STOCKHOLM (AP) — During a year with a monster storm and scorching heat waves, Americans have experienced the kind of freakish weather that many scientists say will occur more often on a warming planet.

And as a re-elected president talks about global warming again, climate activists are cautiously optimistic that the U.S. will be more than a disinterested bystander when the U.N. climate talks resume Monday with a two-week conference in Qatar.

“I think there will be expectations from countries to hear a new voice from the United States,” said Jennifer Morgan, director of the climate and energy program at the World Resources Institute in Washington.

The climate officials and environment ministers meeting in the Qatari capital of Doha will not come up with an answer to the global temperature rise that is already melting Arctic sea ice and permafrost, raising and acidifying the seas, and shifting rainfall patterns, which has an impact on floods and droughts.

They will focus on side issues, like extending the Kyoto protocol — an expiring emissions pact with a dwindling number of members — and ramping up climate financing for poor nations.

With us in the studio is Senator James Inhofe.
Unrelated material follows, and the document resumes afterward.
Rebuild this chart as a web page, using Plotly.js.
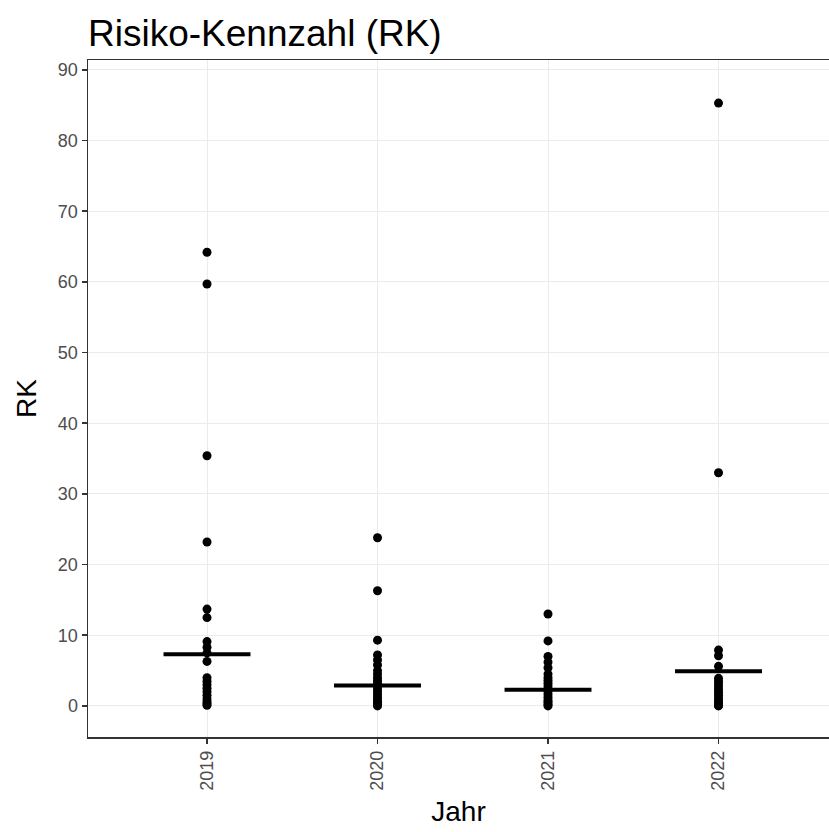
<!DOCTYPE html>
<html>
<head>
<meta charset="utf-8">
<script src="https://cdn.plot.ly/plotly-3.0.1.min.js"></script>
<style>html,body{margin:0;padding:0;background:#fff;overflow:hidden}#chart{width:829px;height:832px}</style>
</head>
<body>
<div id="chart"></div>
<script>
// Years (categories)
const years = [2019, 2020, 2021, 2022];
const yearLabels = ["2019", "2020", "2021", "2022"];

// RK values per year
const rk2019 = [64.2, 59.7, 35.4, 23.2, 13.7, 12.5, 9.1, 8.3, 7.5, 6.3, 4.0, 3.5, 3.0, 2.5, 2.0, 1.5, 1.0, 0.6, 0.3, 0.1];
const rk2020 = [23.8, 16.3, 9.3, 7.2, 6.5, 5.8, 5.0, 4.5, 4.0, 3.6, 3.2, 2.8, 2.4, 2.0, 1.6, 1.2, 0.8, 0.5, 0.2, 0.0];
const rk2021 = [13.0, 9.2, 7.0, 6.2, 5.4, 4.5, 4.0, 3.6, 3.2, 2.8, 2.4, 2.0, 1.6, 1.2, 0.8, 0.5, 0.2, 0.0];
const rk2022 = [85.3, 33.0, 7.9, 7.1, 5.6, 3.9, 3.5, 3.1, 2.7, 2.3, 1.9, 1.5, 1.1, 0.7, 0.4, 0.1, 0.0];

// Mean RK per year (horizontal bars)
const meanRK = [7.3, 2.9, 2.3, 4.9];

const yTicks = [0, 10, 20, 30, 40, 50, 60, 70, 80, 90];

const groups = [rk2019, rk2020, rk2021, rk2022];
const px = [], py = [];
groups.forEach((g, i) => g.forEach(v => { px.push(years[i]); py.push(v); }));

const mx = [], my = [];
const half = 0.255;
years.forEach((yr, i) => { mx.push(yr - half, yr + half, null); my.push(meanRK[i], meanRK[i], null); });

const traces = [
  { type: 'scatter', mode: 'markers', x: px, y: py,
    marker: { color: '#000000', size: 9 }, hoverinfo: 'x+y', showlegend: false },
  { type: 'scatter', mode: 'lines', x: mx, y: my,
    line: { color: '#000000', width: 4 }, hoverinfo: 'skip', showlegend: false }
];

const layout = {
  width: 829, height: 832,
  margin: { l: 88, r: 0, t: 60, b: 95, pad: 0 },
  paper_bgcolor: '#ffffff', plot_bgcolor: '#ffffff',
  font: { family: 'Liberation Sans, Arial, sans-serif', color: '#000' },
  title: { text: 'Risiko-Kennzahl (RK)', x: 88/829, xanchor: 'left', xref: 'container',
           y: 1 - 33/832, yanchor: 'middle', yref: 'container',
           font: { size: 37, color: '#000', family: 'Liberation Sans, Arial, sans-serif' } },
  xaxis: {
    range: [2018.302, 2022.648],
    tickvals: years, ticktext: yearLabels, tickangle: -90,
    tickfont: { size: 18, color: '#4d4d4d' },
    ticks: 'outside', ticklen: 5, tickwidth: 1.5, tickcolor: '#333333',
    showgrid: true, gridcolor: '#ebebeb', gridwidth: 1,
    zeroline: false, showline: true, mirror: true, linecolor: '#333333', linewidth: 1.5,
    title: { text: 'Jahr', font: { size: 28, color: '#000' }, standoff: 11 }
  },
  yaxis: {
    range: [-4.4, 91.4],
    tickvals: yTicks, ticktext: yTicks.map(String),
    tickfont: { size: 18, color: '#4d4d4d' },
    ticks: 'outside', ticklen: 5, tickwidth: 1.5, tickcolor: '#333333',
    showgrid: true, gridcolor: '#ebebeb', gridwidth: 1,
    zeroline: false, showline: true, mirror: false, linecolor: '#333333', linewidth: 1.5,
    title: { text: 'RK', font: { size: 28, color: '#000' }, standoff: 13 }
  }
};

Plotly.newPlot('chart', traces, layout, { displayModeBar: false, staticPlot: true });
</script>
</body>
</html>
Senator? Sent November 24:

One of the most important factors in President Obama’s decisive re-election was the simple truth that Mitt Romney and the rest of the Republican Party were determined to ignore the overwhelming scientific consensus on climate change. From evolution-denying congressmen to Governor Romney’s mocking reference to rising sea levels, the GOP showed an ideologically-driven rejection of expertise that repelled voters. In 2012, America re-elected science and math.

For the Administration to dismiss this groundswell of popular support for common sense and environmental good-citizenship would be politically as well as globally irresponsible. At the upcoming Doha Climate Conference, America needs to prove to the rest of the world’s nations that our days of denial are over. Superstorm Sandy showed us what rapid climate change really looks like, and Governor Christie’s cooperation with the President demonstrated what a sensible Republican can do in a crisis. Will the rest of his party please pay attention?